Creating and sustaining a public sector that is transparent, inclusive and accountable is the ultimate goal of government reform initiatives, both in developing nations and world powers. One area where this is particularly important, but where a fine line must be walked, is with the private sector.
There’s a push/pull force at work on this front.
Regulatory reform that touches the business sector must, on the one hand, be responsive and do the job of facilitating the interests and needs of the business community. Too much regulation – or regulations that are too onerous – will effectively make it harder to do business. That may stifle business spending, investment, employment and economic growth in total.
But those interests must be balanced against the public good. Regulations that may serve the financial interests of a particular sector but compromise the quality of life of a nation’s people – think air and water pollution, for example – will not measure up to world standards.

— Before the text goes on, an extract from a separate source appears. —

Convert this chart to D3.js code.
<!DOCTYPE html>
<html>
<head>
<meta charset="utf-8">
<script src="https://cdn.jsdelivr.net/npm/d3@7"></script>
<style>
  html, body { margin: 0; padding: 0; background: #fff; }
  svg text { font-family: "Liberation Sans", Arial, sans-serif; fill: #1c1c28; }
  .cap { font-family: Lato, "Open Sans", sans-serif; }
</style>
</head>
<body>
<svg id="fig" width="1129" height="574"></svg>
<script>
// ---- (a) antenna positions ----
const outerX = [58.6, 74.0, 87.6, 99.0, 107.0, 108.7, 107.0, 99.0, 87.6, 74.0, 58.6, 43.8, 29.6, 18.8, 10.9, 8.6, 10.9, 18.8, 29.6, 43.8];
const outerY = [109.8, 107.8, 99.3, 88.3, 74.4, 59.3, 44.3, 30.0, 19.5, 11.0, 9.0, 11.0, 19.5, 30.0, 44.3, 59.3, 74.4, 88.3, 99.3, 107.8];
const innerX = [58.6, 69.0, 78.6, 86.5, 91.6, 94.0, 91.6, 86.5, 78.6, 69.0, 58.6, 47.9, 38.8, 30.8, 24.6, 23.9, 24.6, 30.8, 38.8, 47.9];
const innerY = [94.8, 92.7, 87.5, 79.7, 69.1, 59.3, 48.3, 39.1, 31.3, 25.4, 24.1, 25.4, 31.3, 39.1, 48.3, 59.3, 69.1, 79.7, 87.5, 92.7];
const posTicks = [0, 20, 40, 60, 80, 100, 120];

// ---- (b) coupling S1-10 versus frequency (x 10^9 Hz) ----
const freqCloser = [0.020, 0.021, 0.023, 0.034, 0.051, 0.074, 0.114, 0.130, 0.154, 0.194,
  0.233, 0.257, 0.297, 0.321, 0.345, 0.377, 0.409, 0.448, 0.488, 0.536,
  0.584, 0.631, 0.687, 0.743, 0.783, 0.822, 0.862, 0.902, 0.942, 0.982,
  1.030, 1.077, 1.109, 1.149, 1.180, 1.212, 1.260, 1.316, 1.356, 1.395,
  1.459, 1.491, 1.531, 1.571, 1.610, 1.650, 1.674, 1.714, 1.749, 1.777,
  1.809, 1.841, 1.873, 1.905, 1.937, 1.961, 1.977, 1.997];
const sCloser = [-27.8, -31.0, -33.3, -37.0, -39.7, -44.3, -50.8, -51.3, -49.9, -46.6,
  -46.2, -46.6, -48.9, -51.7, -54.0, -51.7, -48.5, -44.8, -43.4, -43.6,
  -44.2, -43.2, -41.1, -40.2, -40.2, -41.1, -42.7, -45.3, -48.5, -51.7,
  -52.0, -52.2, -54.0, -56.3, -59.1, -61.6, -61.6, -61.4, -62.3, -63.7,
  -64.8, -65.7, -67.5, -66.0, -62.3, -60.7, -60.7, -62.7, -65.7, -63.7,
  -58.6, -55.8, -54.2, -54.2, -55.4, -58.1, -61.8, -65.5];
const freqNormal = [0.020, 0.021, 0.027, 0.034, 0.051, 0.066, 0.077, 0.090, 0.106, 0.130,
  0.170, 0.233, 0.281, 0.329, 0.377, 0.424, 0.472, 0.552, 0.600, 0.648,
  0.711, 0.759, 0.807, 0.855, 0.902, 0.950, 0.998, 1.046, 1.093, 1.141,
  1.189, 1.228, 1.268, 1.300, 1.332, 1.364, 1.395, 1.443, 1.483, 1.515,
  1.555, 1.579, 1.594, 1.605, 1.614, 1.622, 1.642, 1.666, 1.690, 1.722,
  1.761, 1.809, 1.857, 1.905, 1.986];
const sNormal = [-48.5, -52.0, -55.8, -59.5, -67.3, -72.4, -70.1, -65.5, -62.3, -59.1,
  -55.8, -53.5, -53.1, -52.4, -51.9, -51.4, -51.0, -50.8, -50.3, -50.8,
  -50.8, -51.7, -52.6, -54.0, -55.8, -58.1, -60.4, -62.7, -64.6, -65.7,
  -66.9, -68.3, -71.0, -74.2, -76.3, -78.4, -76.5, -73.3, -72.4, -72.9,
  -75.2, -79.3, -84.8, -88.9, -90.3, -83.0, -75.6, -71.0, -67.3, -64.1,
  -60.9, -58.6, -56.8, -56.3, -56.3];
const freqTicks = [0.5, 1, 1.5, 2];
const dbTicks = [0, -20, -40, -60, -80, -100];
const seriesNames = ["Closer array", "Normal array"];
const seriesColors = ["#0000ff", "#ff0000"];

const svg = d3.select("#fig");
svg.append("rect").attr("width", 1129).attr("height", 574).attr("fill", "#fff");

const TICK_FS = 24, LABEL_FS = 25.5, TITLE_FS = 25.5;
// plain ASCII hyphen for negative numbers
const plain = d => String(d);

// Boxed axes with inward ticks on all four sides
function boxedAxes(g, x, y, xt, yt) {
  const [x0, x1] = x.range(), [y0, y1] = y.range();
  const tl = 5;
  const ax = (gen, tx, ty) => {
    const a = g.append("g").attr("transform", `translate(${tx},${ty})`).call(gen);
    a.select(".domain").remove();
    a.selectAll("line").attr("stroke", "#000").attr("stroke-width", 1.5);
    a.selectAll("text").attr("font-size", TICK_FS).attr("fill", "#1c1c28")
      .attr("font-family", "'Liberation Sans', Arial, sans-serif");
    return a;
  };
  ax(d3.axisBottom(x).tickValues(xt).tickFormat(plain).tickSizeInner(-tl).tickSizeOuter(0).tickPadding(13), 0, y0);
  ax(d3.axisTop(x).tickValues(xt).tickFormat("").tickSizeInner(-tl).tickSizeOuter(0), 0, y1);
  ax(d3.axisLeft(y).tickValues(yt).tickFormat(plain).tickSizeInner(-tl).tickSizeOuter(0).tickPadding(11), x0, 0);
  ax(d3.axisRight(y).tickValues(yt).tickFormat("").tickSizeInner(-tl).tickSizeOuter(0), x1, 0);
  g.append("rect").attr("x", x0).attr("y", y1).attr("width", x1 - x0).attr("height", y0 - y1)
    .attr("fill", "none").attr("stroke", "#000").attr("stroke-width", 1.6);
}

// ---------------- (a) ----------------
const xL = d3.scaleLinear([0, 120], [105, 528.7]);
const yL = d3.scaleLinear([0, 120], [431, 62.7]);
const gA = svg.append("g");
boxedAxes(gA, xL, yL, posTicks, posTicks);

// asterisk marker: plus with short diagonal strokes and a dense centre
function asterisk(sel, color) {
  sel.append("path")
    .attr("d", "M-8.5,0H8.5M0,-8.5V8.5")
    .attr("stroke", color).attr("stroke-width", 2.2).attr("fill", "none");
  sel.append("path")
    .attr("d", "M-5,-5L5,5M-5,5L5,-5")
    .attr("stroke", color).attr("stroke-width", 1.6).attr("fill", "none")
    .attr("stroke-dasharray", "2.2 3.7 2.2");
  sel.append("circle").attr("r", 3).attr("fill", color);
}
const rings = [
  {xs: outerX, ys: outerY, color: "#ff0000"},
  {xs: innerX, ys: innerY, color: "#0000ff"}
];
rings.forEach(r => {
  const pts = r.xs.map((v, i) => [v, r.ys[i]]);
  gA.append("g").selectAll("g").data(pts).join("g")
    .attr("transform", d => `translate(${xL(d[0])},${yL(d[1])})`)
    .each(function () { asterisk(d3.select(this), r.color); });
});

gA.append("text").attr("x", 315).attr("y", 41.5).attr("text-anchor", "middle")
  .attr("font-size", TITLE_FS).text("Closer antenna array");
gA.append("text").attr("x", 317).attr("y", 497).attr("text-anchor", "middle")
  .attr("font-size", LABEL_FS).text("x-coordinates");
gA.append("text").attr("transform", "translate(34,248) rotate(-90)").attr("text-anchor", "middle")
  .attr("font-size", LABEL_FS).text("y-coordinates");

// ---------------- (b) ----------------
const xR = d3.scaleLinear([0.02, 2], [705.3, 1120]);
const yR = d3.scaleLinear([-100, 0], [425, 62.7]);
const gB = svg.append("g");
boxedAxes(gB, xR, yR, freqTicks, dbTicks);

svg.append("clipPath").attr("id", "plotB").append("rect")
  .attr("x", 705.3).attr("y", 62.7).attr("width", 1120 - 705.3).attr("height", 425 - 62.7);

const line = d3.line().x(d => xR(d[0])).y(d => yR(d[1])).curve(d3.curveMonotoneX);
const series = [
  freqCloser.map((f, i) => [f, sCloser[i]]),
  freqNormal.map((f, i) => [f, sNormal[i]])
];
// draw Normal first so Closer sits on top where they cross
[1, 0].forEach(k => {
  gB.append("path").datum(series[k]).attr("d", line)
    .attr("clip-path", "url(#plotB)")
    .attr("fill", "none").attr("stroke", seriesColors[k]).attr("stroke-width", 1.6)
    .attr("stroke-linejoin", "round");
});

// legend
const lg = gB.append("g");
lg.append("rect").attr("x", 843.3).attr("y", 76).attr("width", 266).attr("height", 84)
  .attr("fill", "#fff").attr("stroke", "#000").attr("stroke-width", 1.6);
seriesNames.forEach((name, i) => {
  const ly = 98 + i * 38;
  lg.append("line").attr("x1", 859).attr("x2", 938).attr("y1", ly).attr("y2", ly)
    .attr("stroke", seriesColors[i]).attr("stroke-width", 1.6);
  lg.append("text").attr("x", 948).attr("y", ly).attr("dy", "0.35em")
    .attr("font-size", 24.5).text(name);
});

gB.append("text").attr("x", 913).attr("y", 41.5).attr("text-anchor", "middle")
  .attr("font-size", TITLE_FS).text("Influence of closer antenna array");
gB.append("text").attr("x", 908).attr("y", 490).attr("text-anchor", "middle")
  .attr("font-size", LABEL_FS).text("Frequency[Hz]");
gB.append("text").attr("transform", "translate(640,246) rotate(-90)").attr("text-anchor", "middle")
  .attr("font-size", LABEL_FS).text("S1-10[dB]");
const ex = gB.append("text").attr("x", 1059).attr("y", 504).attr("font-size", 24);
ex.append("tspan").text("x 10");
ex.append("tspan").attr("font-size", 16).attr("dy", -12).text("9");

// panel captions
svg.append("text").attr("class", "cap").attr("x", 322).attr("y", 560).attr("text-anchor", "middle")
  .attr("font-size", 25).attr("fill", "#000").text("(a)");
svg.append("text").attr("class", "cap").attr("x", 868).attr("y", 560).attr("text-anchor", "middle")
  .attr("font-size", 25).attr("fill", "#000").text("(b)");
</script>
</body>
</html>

That balancing act has made business-oriented policies and regulations an ongoing focus of reform projects, and not just in developing countries. There are lessons to be learned on this front that are critical to any forward-thinking government. The World Bank has funded various such initiatives through the years. Three of the case studies it outlines in its Doing Business 2018 and 2017 reports provide helpful food for thought.

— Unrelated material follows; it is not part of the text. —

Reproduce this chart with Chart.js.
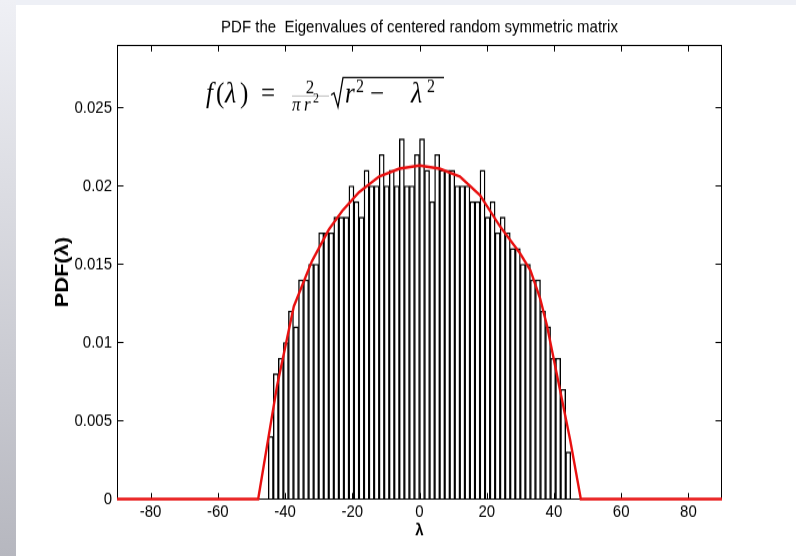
<!DOCTYPE html>
<html>
<head>
<meta charset="utf-8">
<script src="https://cdn.jsdelivr.net/npm/chart.js@4.4.0/dist/chart.umd.min.js"></script>
<style>
  html, body { margin: 0; padding: 0; background: #fff; }
  body { width: 796px; height: 556px; position: relative; overflow: hidden; }
  #edgeTop { position: absolute; left: 0; top: 0; width: 796px; height: 5px; background: #eef0f6; }
  #edgeLeft { position: absolute; left: 0; top: 0; width: 16px; height: 556px; background: linear-gradient(#eff0f5, #b6b7bf); }
  #pdfChart { position: absolute; left: 0; top: 0; transform-origin: 0 0; }
</style>
</head>
<body>
<div id="edgeTop"></div>
<div id="edgeLeft"></div>
<canvas id="pdfChart"></canvas>
<script>
// histogram of eigenvalues (bin centres, density per bin)
const binCenters = [
  -44.25, -42.75, -41.25, -39.75, -38.25, -36.75, -35.25, -33.75, -32.25, -30.75,
  -29.25, -27.75, -26.25, -24.75, -23.25, -21.75, -20.25, -18.75, -17.25, -15.75,
  -14.25, -12.75, -11.25, -9.75, -8.25, -6.75, -5.25, -3.75, -2.25, -0.75,
  0.75, 2.25, 3.75, 5.25, 6.75, 8.25, 9.75, 11.25, 12.75, 14.25,
  15.75, 17.25, 18.75, 20.25, 21.75, 23.25, 24.75, 26.25, 27.75, 29.25,
  30.75, 32.25, 33.75, 35.25, 36.75, 38.25, 39.75, 41.25, 42.75, 44.25
];
const binDensity = [
  0.004, 0.008, 0.009, 0.010, 0.012, 0.011, 0.014, 0.014, 0.015, 0.015,
  0.017, 0.017, 0.017, 0.018, 0.018, 0.018, 0.020, 0.019, 0.018, 0.021,
  0.020, 0.020, 0.022, 0.020, 0.021, 0.020, 0.023, 0.020, 0.020, 0.022,
  0.023, 0.021, 0.019, 0.022, 0.021, 0.021, 0.021, 0.020, 0.020, 0.020,
  0.019, 0.019, 0.021, 0.018, 0.019, 0.017, 0.018, 0.017, 0.016, 0.016,
  0.015, 0.015, 0.014, 0.014, 0.012, 0.011, 0.009, 0.009, 0.007, 0.003
];

// semicircle law, sampled points of the red curve
const curveLambda = [-90, -48, -42.4, -37.4, -32, -27, -23, -18, -12, -6, 0, 6, 12, 18, 24, 29.9, 33, 35.9, 37.9, 44.8, 48, 90];
const curvePdf = [0, 0, 0.0072, 0.0123, 0.0152, 0.0172, 0.0184, 0.0196, 0.0206, 0.0211, 0.0213, 0.0211, 0.0206, 0.0194, 0.0174, 0.0157, 0.0146, 0.0128, 0.0111, 0.0038, 0, 0];

const xTickValues = [-80, -60, -40, -20, 0, 20, 40, 60, 80];
const yTickValues = [0, 0.005, 0.01, 0.015, 0.02, 0.025];
const yTickLabels = ['0', '0.005', '0.01', '0.015', '0.02', '0.025'];

// the figure is drawn squashed and stretched back vertically
const K = 1.15;
const W = 796, H = 556;
const canvas = document.getElementById('pdfChart');
canvas.width = W;
canvas.height = Math.round(H / K);
const ky = H / canvas.height;
canvas.style.transform = 'scaleY(' + ky + ')';
const Y = v => v / ky;

Chart.defaults.font.family = '"Liberation Sans", Arial, sans-serif';
Chart.defaults.color = '#000';

// box with inward ticks on all four sides
const boxTicks = {
  id: 'boxTicks',
  afterDatasetDraw(chart, args) {
    if (args.index !== 0) return;
    const {ctx, chartArea: a, scales} = chart;
    const L = Math.round(a.left) + 0.5, R = Math.round(a.right) - 0.5;
    const T = Math.round(a.top) + 0.5, B = Math.round(a.bottom) + 0.5;
    ctx.save();
    ctx.strokeStyle = '#000';
    ctx.lineWidth = 1;
    ctx.strokeRect(L, T, R - L, B - T);
    ctx.beginPath();
    const tl = 6;
    xTickValues.forEach(v => {
      const px = Math.round(scales.x.getPixelForValue(v)) + 0.5;
      ctx.moveTo(px, B); ctx.lineTo(px, B - Y(tl));
      ctx.moveTo(px, T); ctx.lineTo(px, T + Y(tl));
    });
    yTickValues.forEach(v => {
      const py = Math.round(scales.y.getPixelForValue(v)) + 0.5;
      ctx.moveTo(L, py); ctx.lineTo(L + tl, py);
      ctx.moveTo(R, py); ctx.lineTo(R - tl, py);
    });
    ctx.stroke();
    ctx.restore();
  }
};

// f(λ) = 2/(π r²) √(r² − λ²)
const formula = {
  id: 'formula',
  afterDraw(chart) {
    const ctx = chart.ctx;
    const serif = '"Liberation Serif", "DejaVu Serif", serif';
    const base = Y(102);
    const sup = Y(92);
    ctx.save();
    ctx.fillStyle = '#000';
    ctx.strokeStyle = '#000';
    ctx.textBaseline = 'alphabetic';
    const put = (t, x, y, size, style) => {
      ctx.font = (style || 'normal') + ' ' + size + 'px ' + serif;
      ctx.fillText(t, x, y);
    };
    put('f', 206, base, 25, 'italic');
    put('(', 216, base, 25);
    put('λ', 225, base, 26, 'italic');
    put(')', 240, base, 25);
    put('=', 261, base, 25);
    // fraction
    ctx.textAlign = 'center';
    put('2', 310, Y(93), 17);
    ctx.textAlign = 'left';
    ctx.strokeStyle = 'rgba(0,0,0,0.45)';
    ctx.lineWidth = 0.6;
    ctx.beginPath();
    ctx.moveTo(292, Y(96)); ctx.lineTo(329, Y(96));
    ctx.stroke();
    put('π', 292, Y(110), 17, 'italic');
    put('r', 304, Y(110), 17, 'italic');
    put('2', 313, Y(103), 12);
    // radical
    ctx.strokeStyle = '#000';
    ctx.lineWidth = 1.3;
    ctx.beginPath();
    ctx.moveTo(331, Y(95)); ctx.lineTo(334, Y(93));
    ctx.lineTo(338, Y(107)); ctx.lineTo(343, Y(77.5));
    ctx.lineTo(444, Y(77.5));
    ctx.stroke();
    put('r', 345, base, 25, 'italic');
    put('2', 356, sup, 16);
    put('−', 370, base, 25);
    put('λ', 411, base, 26, 'italic');
    put('2', 427, sup, 16);
    ctx.restore();
  }
};

const chart = new Chart(canvas, {
  type: 'bar',
  data: {
    datasets: [{
      type: 'bar',
      data: binCenters.map((c, i) => ({x: c, y: binDensity[i]})),
      backgroundColor: '#ffffff',
      borderColor: '#000000',
      borderWidth: 1.4,
      barPercentage: 1,
      categoryPercentage: 1,
      order: 2
    }, {
      type: 'line',
      data: curveLambda.map((l, i) => ({x: l, y: curvePdf[i]})),
      borderColor: 'rgb(232, 16, 16)',
      borderWidth: 2.4,
      pointRadius: 0,
      tension: 0,
      clip: false,
      order: 1
    }]
  },
  options: {
    responsive: false,
    devicePixelRatio: 1,
    animation: false,
    layout: { padding: { left: 0, right: 74, top: 0, bottom: 0 } },
    plugins: {
      legend: { display: false },
      tooltip: { enabled: false },
      title: {
        display: true,
        fullSize: false,
        text: 'PDF the  Eigenvalues of centered random symmetric matrix',
        font: { size: 15, weight: 'normal' },
        color: '#000',
        padding: { top: Y(27) - 9, bottom: Y(45) - Y(27) - 9 }
      }
    },
    scales: {
      x: {
        type: 'linear',
        min: -90,
        max: 90,
        offset: false,
        grid: { display: false, drawTicks: false, offset: false },
        border: { display: false },
        afterBuildTicks: s => { s.ticks = xTickValues.map(v => ({value: v})); },
        afterFit: s => { s.height = Y(556 - 499); },
        ticks: { font: { size: 15 }, padding: 2, maxRotation: 0, callback: v => String(v) },
        title: { display: true, text: 'λ', font: { size: 15, weight: 'bold' }, padding: { top: 0, bottom: canvas.height - Y(530) - 9 } }
      },
      y: {
        min: 0,
        max: 0.029,
        grid: { display: false, drawTicks: false },
        border: { display: false },
        afterBuildTicks: s => { s.ticks = yTickValues.map(v => ({value: v})); },
        afterFit: s => { s.width = 117; },
        ticks: { font: { size: 15 }, padding: 5, callback: (v) => yTickLabels[yTickValues.indexOf(v)] },
        title: { display: true, text: 'PDF(λ)', font: { size: 19, weight: 'bold' }, padding: { top: 51, bottom: 0 } }
      }
    }
  },
  plugins: [boxTicks, formula]
});
</script>
</body>
</html>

Information transparency at business registries
New regulations on the transparency of business information reflect growing concerns over how some take advantage of obscure company ownership structures to move money illicitly around the world. Allowing disclosure of beneficial business ownership (those who receive equity benefits even if they’re not legal owners), for example, makes it easier to identify suspected money launderers and potential sources of terrorist financing. Furthermore, greater transparency strengthens public confidence in businesses and institutions, helps to better manage financial exposure and makes for more stable markets, the report found.

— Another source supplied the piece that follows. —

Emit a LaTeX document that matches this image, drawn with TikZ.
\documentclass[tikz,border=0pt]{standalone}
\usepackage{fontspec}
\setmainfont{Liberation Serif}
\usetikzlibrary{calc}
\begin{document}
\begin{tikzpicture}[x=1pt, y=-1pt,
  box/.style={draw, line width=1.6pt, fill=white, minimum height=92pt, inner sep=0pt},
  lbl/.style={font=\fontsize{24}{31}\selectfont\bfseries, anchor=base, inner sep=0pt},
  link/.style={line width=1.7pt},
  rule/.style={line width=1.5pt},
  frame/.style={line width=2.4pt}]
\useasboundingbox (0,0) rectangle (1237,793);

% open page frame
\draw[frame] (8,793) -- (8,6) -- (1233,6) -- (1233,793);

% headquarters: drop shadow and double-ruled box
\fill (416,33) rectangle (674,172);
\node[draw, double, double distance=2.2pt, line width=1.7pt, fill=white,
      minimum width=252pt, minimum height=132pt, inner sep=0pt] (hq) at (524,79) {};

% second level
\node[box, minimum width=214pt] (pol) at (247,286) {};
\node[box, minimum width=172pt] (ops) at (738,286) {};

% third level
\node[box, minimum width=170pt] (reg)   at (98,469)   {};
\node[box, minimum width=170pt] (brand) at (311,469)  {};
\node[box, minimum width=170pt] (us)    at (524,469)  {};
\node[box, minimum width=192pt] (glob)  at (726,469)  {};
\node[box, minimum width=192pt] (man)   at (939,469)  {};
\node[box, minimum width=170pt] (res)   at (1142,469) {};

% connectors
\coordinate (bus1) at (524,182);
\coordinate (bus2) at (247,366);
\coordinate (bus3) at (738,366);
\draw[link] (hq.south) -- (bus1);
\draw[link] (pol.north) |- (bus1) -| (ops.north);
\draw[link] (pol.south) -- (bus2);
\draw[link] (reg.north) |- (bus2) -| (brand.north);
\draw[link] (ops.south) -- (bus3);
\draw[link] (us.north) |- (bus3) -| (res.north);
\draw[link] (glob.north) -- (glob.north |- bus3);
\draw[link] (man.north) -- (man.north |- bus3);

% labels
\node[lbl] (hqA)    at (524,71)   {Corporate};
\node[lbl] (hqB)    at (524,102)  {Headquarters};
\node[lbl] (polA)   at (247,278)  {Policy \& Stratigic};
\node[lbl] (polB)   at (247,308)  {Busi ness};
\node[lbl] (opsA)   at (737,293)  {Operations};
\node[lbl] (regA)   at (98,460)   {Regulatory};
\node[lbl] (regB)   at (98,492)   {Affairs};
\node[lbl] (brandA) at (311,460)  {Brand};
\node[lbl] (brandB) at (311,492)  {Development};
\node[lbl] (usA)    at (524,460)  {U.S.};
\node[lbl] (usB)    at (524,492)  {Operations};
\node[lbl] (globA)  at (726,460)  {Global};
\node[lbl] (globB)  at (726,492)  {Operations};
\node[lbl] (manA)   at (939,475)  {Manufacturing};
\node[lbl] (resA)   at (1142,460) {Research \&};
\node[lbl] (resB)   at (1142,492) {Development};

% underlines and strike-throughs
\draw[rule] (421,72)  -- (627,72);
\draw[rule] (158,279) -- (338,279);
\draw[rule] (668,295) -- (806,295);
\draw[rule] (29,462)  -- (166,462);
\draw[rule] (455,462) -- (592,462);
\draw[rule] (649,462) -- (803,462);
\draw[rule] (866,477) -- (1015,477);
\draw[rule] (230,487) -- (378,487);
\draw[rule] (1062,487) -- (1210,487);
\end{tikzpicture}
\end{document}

Facilitating access to business credit
Modern secured transaction laws are being increasingly adopted by developing countries. It’s one way to help make the business environment more secure for smaller companies. Collateral-related reforms are key to the process. Expanding the scope of what small and mid-sized businesses can use as collateral also expands their access to finance. One reform approach is to establish a collateral registry for all sorts of movable assets – digitally-based, accessible to the public and searchable. Ghana opened the first such registry in Africa, where $1.3 billion was issued in financing for small businesses and $12 billion for businesses overall.
Reforming insolvency laws
When a viable business is in financial stress, if procedures for restructuring and reorganization aren’t efficient, the price can be steep – loss of the business itself, its contribution to the economy (like employment and taxes) and losses that creditors can’t recoup. A strengthened framework for insolvency policies, studies have shown, can result in reduced cost and level of credit and lower interest rates on large loans. One example is France, whose 2005 insolvency reforms featured a new restructuring tool – a “safeguard procedure.” This allowed struggling firms to apply for court protection while they negotiated a restructuring plan with creditors. This was refined in 2008 and again in 2011, eventually resulting in business survival in three out of four cases initiated.